Is The Intelligent Investor still worth reading in 2026?
In one paragraph
Yes — but only the 2003 edition with Jason Zweig's commentary, and only for two ideas: margin of safety and the Mr. Market allegory. The stock-picking math is dated; the behavioral framework is timeless.
What this actually means
Graham wrote The Intelligent Investor in 1949 and revised it through 1973. The world it describes — manual ticker tape, no index funds, paper certificates — is gone. The accounting examples are from companies that have been bankrupt for 40 years.

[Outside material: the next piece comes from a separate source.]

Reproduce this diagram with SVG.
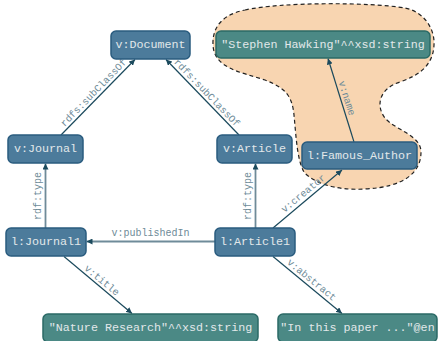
<svg xmlns="http://www.w3.org/2000/svg" width="440" height="341" viewBox="0 0 440 341">
<style>
.cls rect{fill:#4c7b9b;stroke:#2a5c7f;stroke-width:1.5}
.lit rect{fill:#4b8985;stroke:#2b6a66;stroke-width:1.5}
.node text{font-family:"Liberation Mono",monospace;font-size:11.7px;fill:#e2e8ea;text-anchor:middle;dominant-baseline:central}
.e{stroke:#1b4a5d;stroke-width:1.2;fill:none;marker-end:url(#ah)}
.g{stroke:#6f8b99;stroke-width:1.8;fill:none;marker-end:url(#ah)}
.lbl{font-family:"Liberation Mono",monospace;font-size:10px;fill:#6e8b98;text-anchor:middle}
</style>
<defs>
<marker id="ah" viewBox="0 0 10 10" refX="10" refY="5" markerWidth="6" markerHeight="6" markerUnits="userSpaceOnUse" orient="auto">
<path d="M0,0 L10,5 L0,10 Z" fill="#1b4a5d"/>
</marker>
</defs>
<path id="blob" d="M245,10 C280,2 370,2 405,8 C425,12 435,30 434,45 C433,65 420,75 400,82 C380,88 375,105 385,118 C395,130 421,135 421,152 C421,172 405,187 365,189 C335,191 312,182 304,172 C297,160 296,135 294,115 C292,95 285,88 265,80 C240,72 214,68 213,45 C212,25 225,14 245,10 Z" fill="#f8d5b1" stroke="#222" stroke-width="1.2" stroke-dasharray="4,3"/>
<g id="edges">
<line class="e" x1="61" y1="135" x2="135" y2="59.5"/>
<line class="e" x1="239" y1="135" x2="166" y2="59.5"/>
<line class="g" x1="45.5" y1="228" x2="45.5" y2="163.5"/>
<line class="g" x1="255.5" y1="228" x2="255.5" y2="163.5"/>
<line class="g" x1="215" y1="241.5" x2="86.5" y2="241.5"/>
<line class="e" x1="64" y1="256.5" x2="132" y2="313.5"/>
<line class="e" x1="273" y1="256.5" x2="342" y2="313.5"/>
<line class="e" x1="273" y1="228" x2="342" y2="170"/>
<line class="e" x1="354" y1="142" x2="328" y2="58.5"/>
<text class="lbl" transform="translate(98,97) rotate(-45.8)" y="-3">rdfs:subClassOf</text>
<text class="lbl" transform="translate(202.5,97) rotate(46.1)" y="-3">rdfs:subClassOf</text>
<text class="lbl" transform="translate(45.5,196) rotate(-90)" y="-5">rdf:type</text>
<text class="lbl" transform="translate(255.5,196) rotate(-90)" y="-5">rdf:type</text>
<text class="lbl" x="150.5" y="236">v:publishedIn</text>
<text class="lbl" transform="translate(98,285) rotate(39.5)" y="-3">v:title</text>
<text class="lbl" transform="translate(307.5,285) rotate(39.1)" y="-3.5">v:abstract</text>
<text class="lbl" transform="translate(307.5,198.5) rotate(-39.6)" y="-3.5">v:creator</text>
<text class="lbl" transform="translate(341,100) rotate(72.4)" y="-3">v:name</text>
</g>
<g id="n-document" class="node cls"><rect x="111" y="31" width="79" height="28" rx="5"/><text x="150.5" y="45">v:Document</text></g>
<g id="n-journal" class="node cls"><rect x="8" y="135" width="75" height="28" rx="5"/><text x="45.5" y="149">v:Journal</text></g>
<g id="n-article" class="node cls"><rect x="217" y="135" width="75" height="28" rx="5"/><text x="254.5" y="149">v:Article</text></g>
<g id="n-author" class="node cls"><rect x="302" y="142" width="115" height="27" rx="5"/><text x="359.5" y="155.5">l:Famous_Author</text></g>
<g id="n-hawking" class="node lit"><rect x="216" y="31" width="214" height="27" rx="5"/><text x="323" y="44.5">"Stephen Hawking"^^xsd:string</text></g>
<g id="n-journal1" class="node cls"><rect x="6" y="228" width="80" height="28" rx="5"/><text x="46" y="242">l:Journal1</text></g>
<g id="n-article1" class="node cls"><rect x="215" y="228" width="80" height="28" rx="5"/><text x="255" y="242">l:Article1</text></g>
<g id="n-nature" class="node lit"><rect x="43" y="314" width="215" height="28" rx="5"/><text x="150.5" y="328">"Nature Research"^^xsd:string</text></g>
<g id="n-abstract" class="node lit"><rect x="278" y="314" width="159" height="28" rx="5"/><text x="357.5" y="328">"In this paper ..."@en</text></g>
</svg>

What's still load-bearing: chapter 8 ('The Investor and Market Fluctuations') and chapter 20 ('Margin of Safety as the Central Concept of Investment'). Those two chapters are the most quoted passages in investing for a reason. Mr. Market — the manic business partner who shows up daily offering to buy or sell at wildly varying prices — is the single best mental model for ignoring market noise.
The stock-screening criteria in chapters 14 and 15 are interesting historically but mostly unusable today. Modern markets don't produce the deep-value statistical bargains Graham wrote about.
Get the 2003 edition with Jason Zweig's commentary. Zweig's after-chapter notes are 40% of why the book is still worth $20 — he updates the examples to the dotcom bubble and Enron, both of which Graham's framework would have caught.
If you only want one investing book, Psychology of Money is the better single pick. Intelligent Investor pairs with it.